The German wind story is a tale of two regimes. The 1991 Stromeinspeisungsgesetz (StrEG) established a uniform purchase obligation—a clear revenue floor that turned a niche technology into an investable asset. A uniform tariff, however, behaves like a spotlight: it shines brightest where nature already provides the highest yield. Unsurprisingly, the early expansion clustered along the northern coast.

In the 1990s, the outcome was visible in the aggregate: wind capacity rose from roughly 106 MW (1991)to about 4,435 MW (1999). That’s the power of a guaranteed price—and also the distributional consequence of a policy that does not differentiate by resource quality.

The 2000 Erneuerbare-Energien-Gesetz (EEG) kept the guarantee but changed its logic. Under the “reference yield” mechanism, the effective support becomes location-aware: windy sites receive a shorter period of high remuneration, while lower-wind sites get a longer high-tariff phase. In plain language, the EEG tried to compress the return distribution—less windfall rent in the north, more viability inland.

Later revisions added sharper edges. One notable example: a minimum performance rule that effectively made very low-yield sites ineligible. That sort of threshold can look like a footnote in a law—and act like a cliff in the investment calculus.

2. Data & Empirics: Why a Tobit, Not a Straight Line

Wind investment at the county level is a classic “many zeros” process: in most years, most places do not build. That is not noise—it is the decision margin. The paper therefore uses a panel Tobit approach, treating observed additions as a censored outcome where the latent desire to invest only becomes visible once it crosses zero.

The key idea is to separate endowment from incentive. Wind potential is geography. Tariff revenue is policy. Grid density proxies connection costs (at least before regulation moves those costs around). With those pieces, the model asks: what makes a county flip from “no build” to “build”—and by how much?

3. What Moves Investment: Prices, Then Rules

The results point to a steep policy elasticity. Translating coefficients into aggregate marginal effects, the paper finds that a 1 €-cent/kWh increase in the FIT rate corresponds to roughly 764 MW additional annual capacity (1996–2010), and about 1,528 MW per year in the later 2005–2010 window. The mechanism is consistent with a demand-pull story: once revenues are guaranteed, capital becomes abundant.
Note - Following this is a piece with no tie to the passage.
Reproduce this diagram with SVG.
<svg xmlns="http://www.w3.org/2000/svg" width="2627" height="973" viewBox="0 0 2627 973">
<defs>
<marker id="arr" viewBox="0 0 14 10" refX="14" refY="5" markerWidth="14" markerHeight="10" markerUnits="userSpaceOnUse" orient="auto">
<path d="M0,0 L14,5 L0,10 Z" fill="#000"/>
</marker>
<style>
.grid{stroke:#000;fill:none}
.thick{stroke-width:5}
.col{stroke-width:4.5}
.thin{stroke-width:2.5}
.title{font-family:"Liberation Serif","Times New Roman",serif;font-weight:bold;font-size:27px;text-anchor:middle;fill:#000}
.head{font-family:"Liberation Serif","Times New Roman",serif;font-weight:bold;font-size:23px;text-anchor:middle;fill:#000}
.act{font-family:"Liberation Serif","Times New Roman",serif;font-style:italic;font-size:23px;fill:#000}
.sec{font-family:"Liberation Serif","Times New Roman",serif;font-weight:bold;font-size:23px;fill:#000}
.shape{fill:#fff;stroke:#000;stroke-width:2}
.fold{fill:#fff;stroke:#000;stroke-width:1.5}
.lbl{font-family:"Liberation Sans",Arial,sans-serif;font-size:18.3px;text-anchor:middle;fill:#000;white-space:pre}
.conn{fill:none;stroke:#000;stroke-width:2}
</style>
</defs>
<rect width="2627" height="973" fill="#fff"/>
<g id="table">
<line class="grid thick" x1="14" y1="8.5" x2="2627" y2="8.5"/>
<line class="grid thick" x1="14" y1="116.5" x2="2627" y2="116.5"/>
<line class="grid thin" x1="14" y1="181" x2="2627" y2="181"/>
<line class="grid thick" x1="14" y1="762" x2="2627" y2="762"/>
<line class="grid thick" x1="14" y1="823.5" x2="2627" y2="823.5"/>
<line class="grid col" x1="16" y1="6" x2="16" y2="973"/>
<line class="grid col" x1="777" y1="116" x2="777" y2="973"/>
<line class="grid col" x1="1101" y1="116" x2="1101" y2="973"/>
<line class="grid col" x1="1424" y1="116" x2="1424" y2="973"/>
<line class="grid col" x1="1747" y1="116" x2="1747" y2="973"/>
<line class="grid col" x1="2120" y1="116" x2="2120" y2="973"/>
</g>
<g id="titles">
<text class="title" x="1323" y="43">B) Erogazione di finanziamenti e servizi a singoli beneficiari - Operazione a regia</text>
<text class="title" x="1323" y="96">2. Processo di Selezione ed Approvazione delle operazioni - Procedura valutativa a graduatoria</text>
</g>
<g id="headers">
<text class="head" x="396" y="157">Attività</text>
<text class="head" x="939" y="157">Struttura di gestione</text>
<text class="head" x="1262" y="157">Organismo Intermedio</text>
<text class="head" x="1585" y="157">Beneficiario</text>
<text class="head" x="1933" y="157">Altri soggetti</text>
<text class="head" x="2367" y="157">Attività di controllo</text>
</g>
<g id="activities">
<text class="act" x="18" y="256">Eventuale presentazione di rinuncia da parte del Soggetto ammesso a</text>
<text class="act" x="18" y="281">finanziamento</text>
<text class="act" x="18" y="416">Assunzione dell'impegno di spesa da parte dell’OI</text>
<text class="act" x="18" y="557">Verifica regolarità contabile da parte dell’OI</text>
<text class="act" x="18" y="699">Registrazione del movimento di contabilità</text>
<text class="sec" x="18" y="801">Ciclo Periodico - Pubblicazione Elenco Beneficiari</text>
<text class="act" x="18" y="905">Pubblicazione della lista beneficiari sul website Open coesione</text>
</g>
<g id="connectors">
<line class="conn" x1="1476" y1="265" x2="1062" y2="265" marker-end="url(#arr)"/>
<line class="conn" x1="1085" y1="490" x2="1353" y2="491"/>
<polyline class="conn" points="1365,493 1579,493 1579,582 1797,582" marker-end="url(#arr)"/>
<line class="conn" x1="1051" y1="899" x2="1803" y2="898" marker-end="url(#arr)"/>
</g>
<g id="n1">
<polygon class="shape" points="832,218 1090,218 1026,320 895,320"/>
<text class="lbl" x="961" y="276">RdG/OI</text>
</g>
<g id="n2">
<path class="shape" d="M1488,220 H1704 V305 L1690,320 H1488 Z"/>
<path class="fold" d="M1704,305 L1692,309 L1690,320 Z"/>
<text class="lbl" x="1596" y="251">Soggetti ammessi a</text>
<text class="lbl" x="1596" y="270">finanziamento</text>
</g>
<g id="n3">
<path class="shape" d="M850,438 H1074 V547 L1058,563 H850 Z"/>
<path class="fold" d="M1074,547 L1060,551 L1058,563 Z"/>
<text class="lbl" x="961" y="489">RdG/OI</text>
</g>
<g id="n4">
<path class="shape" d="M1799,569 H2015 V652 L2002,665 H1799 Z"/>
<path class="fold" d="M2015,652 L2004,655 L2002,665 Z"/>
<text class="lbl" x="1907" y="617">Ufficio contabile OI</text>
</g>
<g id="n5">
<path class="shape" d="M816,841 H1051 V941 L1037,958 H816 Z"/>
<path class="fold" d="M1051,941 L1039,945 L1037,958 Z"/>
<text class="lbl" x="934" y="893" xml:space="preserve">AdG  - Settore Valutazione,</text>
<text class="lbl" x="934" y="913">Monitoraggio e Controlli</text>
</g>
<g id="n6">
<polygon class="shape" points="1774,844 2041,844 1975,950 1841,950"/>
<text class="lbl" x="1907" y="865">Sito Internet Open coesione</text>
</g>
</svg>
There is also evidence of “regulatory kink” behavior: when eligibility hinges on clearing a cutoff, developers don’t just respond to prices—they optimize around the boundary.

But the more interesting result is not about prices—it is about who pays for the grid. In the StrEG era, grid density is a positive siting factor: developers gravitate to places where connecting is easier. After 2000, that relationship collapses. When upgrade costs are shifted toward grid operators, the private scarcity signal fades. Investment becomes less tethered to local network reality.
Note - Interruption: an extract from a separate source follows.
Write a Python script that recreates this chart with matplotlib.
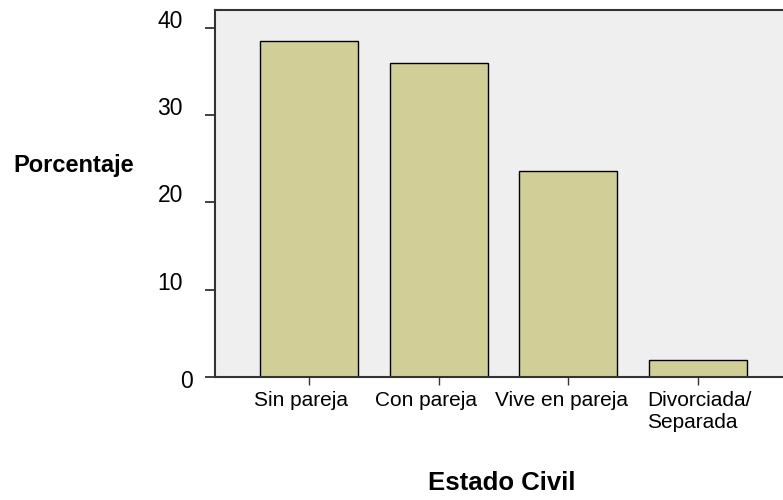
import matplotlib.pyplot as plt
from matplotlib.transforms import ScaledTranslation

plt.rcParams['font.family'] = ['Liberation Sans', 'DejaVu Sans']

categorias = ['Sin pareja', 'Con pareja', 'Vive en pareja', 'Divorciada/\nSeparada']
porcentajes = [38.5, 36.0, 23.6, 1.9]
yticks = [0, 10, 20, 30, 40]

fig = plt.figure(figsize=(7.83, 5), dpi=100)
ax = fig.add_axes([0.2746, 0.246, 0.7254, 0.734])
ax.set_facecolor('#efefef')

x = range(len(categorias))
ax.bar(x, porcentajes, width=0.755, color='#d2ce98', edgecolor='black', linewidth=1.0)

ax.set_xlim(-0.726, len(categorias) - 1 + 0.656)
ax.set_ylim(0, 42.06)

ax.set_xticks(list(x))
ax.set_xticklabels(categorias, fontsize=15, multialignment='left')
ax.set_yticks(yticks)
ax.set_yticklabels([str(v) for v in yticks], fontsize=16.5, va='baseline')

ax.tick_params(axis='y', direction='out', length=7, width=1.3, color='#333333', pad=16)
ax.tick_params(axis='x', direction='out', length=6, width=1.0, color='#333333', pad=4)

# the original renderer nudges some labels; mimic that
x_shift_px = [-8, -13, -7, 1]
for lab, dx in zip(ax.get_xticklabels(), x_shift_px):
    lab.set_transform(lab.get_transform() + ScaledTranslation(dx / 100, 0, fig.dpi_scale_trans))
zero_lab = ax.get_yticklabels()[0]
zero_lab.set_transform(zero_lab.get_transform() + ScaledTranslation(10 / 100, -11 / 100, fig.dpi_scale_trans))

for s in ['left', 'bottom', 'top']:
    ax.spines[s].set_color('#333333')
    ax.spines[s].set_linewidth(1.5)
ax.spines['right'].set_visible(False)

fig.text(74 / 783, 1 - 165 / 500, 'Porcentaje', fontsize=17, fontweight='bold',
         ha='center', va='center')
fig.text(502 / 783, 1 - 483 / 500, 'Estado Civil', fontsize=18.5, fontweight='bold',
         ha='center', va='center')

fig.savefig('out.png', dpi=100)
4. Uniform vs. Differentiated: A Trade-off You Can Quantify

The EEG’s design looks inefficient if you only care about raw output per turbine: concentrating in the windiest areas yields more MWh for the same installed GW. A uniform policy calibrated to match total capacity delivers slightly higher total generation.

Yet the differentiated EEG can still win on euros per outcome. By paying less to infra-marginal, high-yield locations and reserving the higher effective support for marginal inland sites, the policy reduces windfall rents. In the paper’s counterfactual comparison, the EEG achieves modestly better output-per-euro and meaningfully better CO₂ abatement efficiency per euro.
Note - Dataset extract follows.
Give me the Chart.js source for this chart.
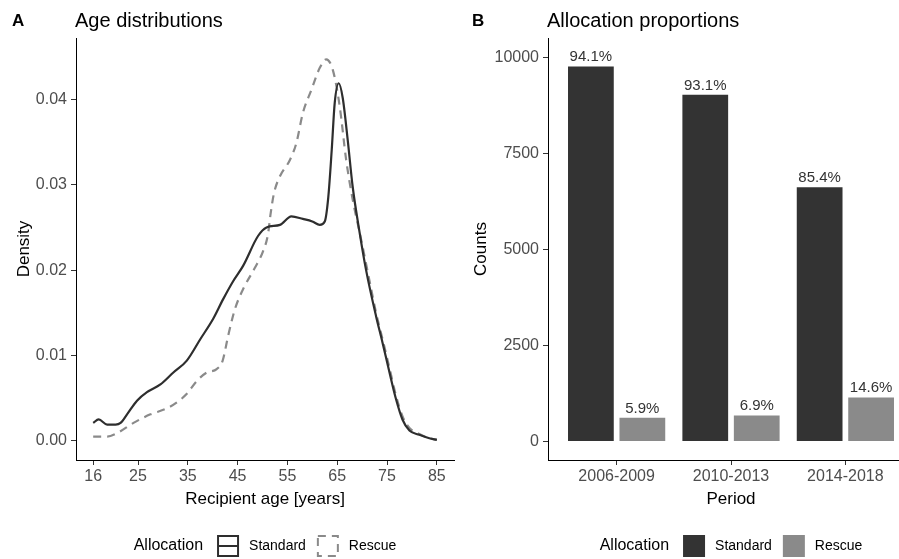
<!DOCTYPE html>
<html>
<head>
<meta charset="utf-8">
<title>Age distributions and allocation proportions</title>
<script src="https://cdn.jsdelivr.net/npm/chart.js@4.4.1/dist/chart.umd.min.js"></script>
<style>
  html, body { margin: 0; padding: 0; background: #fff; overflow: hidden; width: 899px; height: 559px; }
  #panelA { position: absolute; left: 0; top: 0; }
  #panelB { position: absolute; left: 460px; top: 0; }
</style>
</head>
<body>
<canvas id="panelA" width="460" height="559"></canvas>
<canvas id="panelB" width="454" height="559"></canvas>
<script>
// Panel A: age density curves
const standardAge = [16, 17.1, 18.8, 20.5, 21.5, 22.8, 24.8, 26.8, 29.5, 32.1, 34.8, 37.5, 40.1, 42.1, 44.1, 46.1, 49.1, 50.8, 53.5, 55.8, 58.1, 60, 61.5, 62.5, 63.2, 63.9, 64.5, 65.3, 66.1, 67.1, 68.1, 69.5, 70.8, 72.8, 74.1, 75.5, 76.8, 78.1, 79.5, 81.5, 83.5, 85];
const standardDensity = [0.0021, 0.0025, 0.0019, 0.0019, 0.0021, 0.0031, 0.0047, 0.0057, 0.0066, 0.0080, 0.0094, 0.0119, 0.0143, 0.0166, 0.0187, 0.0205, 0.0240, 0.0250, 0.0253, 0.0263, 0.0260, 0.0257, 0.0253, 0.0257, 0.0285, 0.0341, 0.0396, 0.0419, 0.0402, 0.0353, 0.0298, 0.0244, 0.0200, 0.0146, 0.0115, 0.0080, 0.0049, 0.0025, 0.0012, 0.0007, 0.0003, 0.0001];
const rescueAge = [16, 18.8, 20.8, 24.1, 27.5, 30.8, 32.8, 34.8, 36.8, 38.8, 40.8, 42, 43.1, 44.5, 46.3, 48.5, 50.1, 51.1, 51.6, 52.3, 53.5, 55.5, 56.8, 58.1, 59.8, 61.5, 62.8, 64.1, 65.5, 66.8, 68.1, 69.8, 71.5, 72.8, 74.1, 75.5, 76.8, 78.1, 79.5, 81.5, 83.5, 85];
const rescueDensity = [0.0005, 0.0005, 0.0009, 0.0021, 0.0031, 0.0038, 0.0045, 0.0055, 0.0070, 0.0080, 0.0084, 0.0094, 0.0123, 0.0155, 0.0180, 0.0203, 0.0222, 0.0242, 0.0265, 0.0290, 0.0310, 0.0329, 0.0349, 0.0384, 0.0411, 0.0437, 0.0447, 0.0435, 0.0392, 0.0329, 0.0283, 0.0236, 0.0187, 0.0150, 0.0119, 0.0085, 0.0053, 0.0029, 0.0015, 0.0008, 0.0003, 0.0001];
const ageTicks = [16, 25, 35, 45, 55, 65, 75, 85];
const densityTicks = [0, 0.01, 0.02, 0.03, 0.04];

// Panel B: counts per period
const periods = ['2006-2009', '2010-2013', '2014-2018'];
const standardCounts = [9770, 9030, 6620];
const rescueCounts = [620, 680, 1150];
const standardShare = ['94.1%', '93.1%', '85.4%'];
const rescueShare = ['5.9%', '6.9%', '14.6%'];
const countTicks = [0, 2500, 5000, 7500, 10000];

const FONT = '"Liberation Sans", Arial, sans-serif';
Chart.defaults.font.family = FONT;
Chart.defaults.color = '#000';

// titles, panel letters and the ggplot-style legend row
function panelDecor(letter, title, keyType) {
  return {
    id: 'panelDecor',
    afterDraw(chart) {
      const ctx = chart.ctx;
      const area = chart.chartArea;
      ctx.save();
      ctx.fillStyle = '#000';
      ctx.textAlign = 'left';
      ctx.textBaseline = 'alphabetic';
      ctx.font = 'bold 17px ' + FONT;
      ctx.fillText(letter, 12, 26);
      ctx.font = '20px ' + FONT;
      ctx.fillText(title, area.left - 1, 27);

      // legend
      const ds = chart.data.datasets;
      const titleFont = '16px ' + FONT;
      const labelFont = '14px ' + FONT;
      ctx.font = titleFont;
      const wTitle = ctx.measureText('Allocation').width;
      ctx.font = labelFont;
      const w1 = ctx.measureText(ds[0].label).width;
      const w2 = ctx.measureText(ds[1].label).width;
      const box = 22;
      const total = wTitle + 14 + box + 10 + w1 + 11 + box + 10 + w2;
      let x = (area.left + area.right) / 2 - total / 2;
      const cy = 546;
      ctx.textBaseline = 'middle';
      ctx.font = titleFont;
      ctx.fillText('Allocation', x, cy);
      x += wTitle + 14;
      [0, 1].forEach(i => {
        if (keyType === 'line') {
          ctx.strokeStyle = ds[i].borderColor;
          ctx.lineWidth = 2;
          ctx.setLineDash(ds[i].borderDash || []);
          ctx.strokeRect(x + 1, cy - box / 2 + 1, box - 2, box - 2);
          if (!ds[i].borderDash) {
            ctx.beginPath();
            ctx.moveTo(x + 1, cy);
            ctx.lineTo(x + box - 1, cy);
            ctx.stroke();
          }
          ctx.setLineDash([]);
        } else {
          ctx.fillStyle = ds[i].backgroundColor;
          ctx.fillRect(x, cy - box / 2, box, box);
        }
        x += box + 10;
        ctx.fillStyle = '#000';
        ctx.font = labelFont;
        ctx.fillText(ds[i].label, x, cy);
        x += (i === 0 ? w1 : w2) + 11;
      });
      ctx.restore();
    }
  };
}

const barLabels = {
  id: 'barLabels',
  afterDatasetsDraw(chart) {
    const ctx = chart.ctx;
    ctx.save();
    ctx.font = '15px ' + FONT;
    ctx.fillStyle = '#333';
    ctx.textAlign = 'center';
    ctx.textBaseline = 'alphabetic';
    chart.data.datasets.forEach((ds, di) => {
      const texts = di === 0 ? standardShare : rescueShare;
      chart.getDatasetMeta(di).data.forEach((bar, i) => {
        ctx.fillText(texts[i], bar.x, bar.y - 5);
      });
    });
    ctx.restore();
  }
};

const tickFont = { size: 16 };
const axisGrid = { drawOnChartArea: false, tickLength: 5, color: '#333', lineWidth: 1 };
const axisBorder = { color: '#000', width: 1 };

// Panel A
new Chart(document.getElementById('panelA'), {
  type: 'line',
  data: {
    datasets: [
      {
        label: 'Standard',
        data: standardAge.map((a, i) => ({ x: a, y: standardDensity[i] })),
        borderColor: '#2e2e2e',
        borderWidth: 2.2
      },
      {
        label: 'Rescue',
        data: rescueAge.map((a, i) => ({ x: a, y: rescueDensity[i] })),
        borderColor: '#8a8a8a',
        borderWidth: 2.2,
        borderDash: [8, 6]
      }
    ]
  },
  options: {
    responsive: false,
    animation: false,
    elements: { point: { radius: 0 }, line: { cubicInterpolationMode: 'monotone', fill: false } },
    layout: { padding: { left: 0, top: 38, right: 6, bottom: 49 } },
    plugins: { legend: { display: false }, tooltip: { enabled: false } },
    scales: {
      x: {
        type: 'linear',
        min: 12.55,
        max: 88.45,
        afterBuildTicks: s => { s.ticks = ageTicks.map(v => ({ value: v })); },
        afterFit: s => { s.height = 50; },
        ticks: { font: tickFont, color: '#4d4d4d', padding: 2, autoSkip: false, maxRotation: 0, callback: v => String(v) },
        grid: axisGrid,
        border: axisBorder,
        title: { display: true, text: 'Recipient age [years]', font: { size: 17 }, color: '#000', padding: { top: 0, bottom: 0 } }
      },
      y: {
        min: -0.00225,
        max: 0.0472,
        afterBuildTicks: s => { s.ticks = densityTicks.map(v => ({ value: v })); },
        afterFit: s => { s.width = 76; },
        ticks: { font: tickFont, color: '#4d4d4d', padding: 4, callback: v => v.toFixed(2) },
        grid: axisGrid,
        border: axisBorder,
        title: { display: true, text: 'Density', font: { size: 17 }, color: '#000', padding: { top: 14, bottom: 0 } }
      }
    }
  },
  plugins: [panelDecor('A', 'Age distributions', 'line')]
});

// Panel B
new Chart(document.getElementById('panelB'), {
  type: 'bar',
  data: {
    datasets: [
      {
        label: 'Standard',
        data: standardCounts.map((c, i) => ({ x: i, y: c })),
        backgroundColor: '#333333'
      },
      {
        label: 'Rescue',
        data: rescueCounts.map((c, i) => ({ x: i, y: c })),
        backgroundColor: '#8a8a8a'
      }
    ]
  },
  options: {
    responsive: false,
    animation: false,
    datasets: { bar: { categoryPercentage: 0.9, barPercentage: 0.889 } },
    layout: { padding: { left: 0, top: 38, right: 0, bottom: 49 } },
    plugins: { legend: { display: false }, tooltip: { enabled: false } },
    scales: {
      x: {
        type: 'linear',
        min: -0.6,
        max: 2.6,
        offset: false,
        afterBuildTicks: s => { s.ticks = periods.map((p, i) => ({ value: i })); },
        afterFit: s => { s.height = 50; },
        ticks: { font: tickFont, color: '#4d4d4d', padding: 2, autoSkip: false, maxRotation: 0, callback: v => periods[v] },
        grid: Object.assign({ offset: false }, axisGrid),
        border: axisBorder,
        title: { display: true, text: 'Period', font: { size: 17 }, color: '#000', padding: { top: 0, bottom: 0 } }
      },
      y: {
        min: -480,
        max: 10510,
        afterBuildTicks: s => { s.ticks = countTicks.map(v => ({ value: v })); },
        afterFit: s => { s.width = 88; },
        ticks: { font: tickFont, color: '#4d4d4d', padding: 4, callback: v => String(v) },
        grid: axisGrid,
        border: axisBorder,
        title: { display: true, text: 'Counts', font: { size: 17 }, color: '#000', padding: { top: 11, bottom: 0 } }
      }
    }
  },
  plugins: [barLabels, panelDecor('B', 'Allocation proportions', 'fill')]
});
</script>
</body>
</html>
5. The Grid Blind Spot: When “Deployment” Outruns “Integration”

There is a strategic lesson here that travels well beyond Germany: a subsidy that ignores networks treats the grid as a “copper plate.” That fiction can accelerate early deployment—but it accumulates physical debt. If investors are insulated from congestion costs, siting becomes subsidy- and resource-driven, not system-driven. The long-run bill arrives as curtailment, redispatch, and corridor politics.

The cleanest critique is simple: the EEG had an elegant answer to heterogeneous wind quality, but no comparable answer to heterogeneous transmission scarcity. The result is an energy transition that is statistically successful and operationally stressed.

6. Takeaways: Design the Signal, Not Just the Subsidy

Feed-in tariffs can be remarkably effective in mobilizing private capital. But the details matter: the “reference yield” design shows how a policy can shape spatial equilibria, not just national totals.

The next iteration of “smart support” should treat the grid as part of the market design. Whether via locational pricing, connection charges, or explicit coordination with network investment, the goal is the same: keep the revenue certainty that unlocks financing, while reintroducing the scarcity signals that keep the system buildable.

Citation: Hitaj, C., Schymura, M., & Löschel, A. (2014). The Impact of a Feed-In Tariff on Wind Power Development in Germany. ZEW Discussion Paper No. 14-035.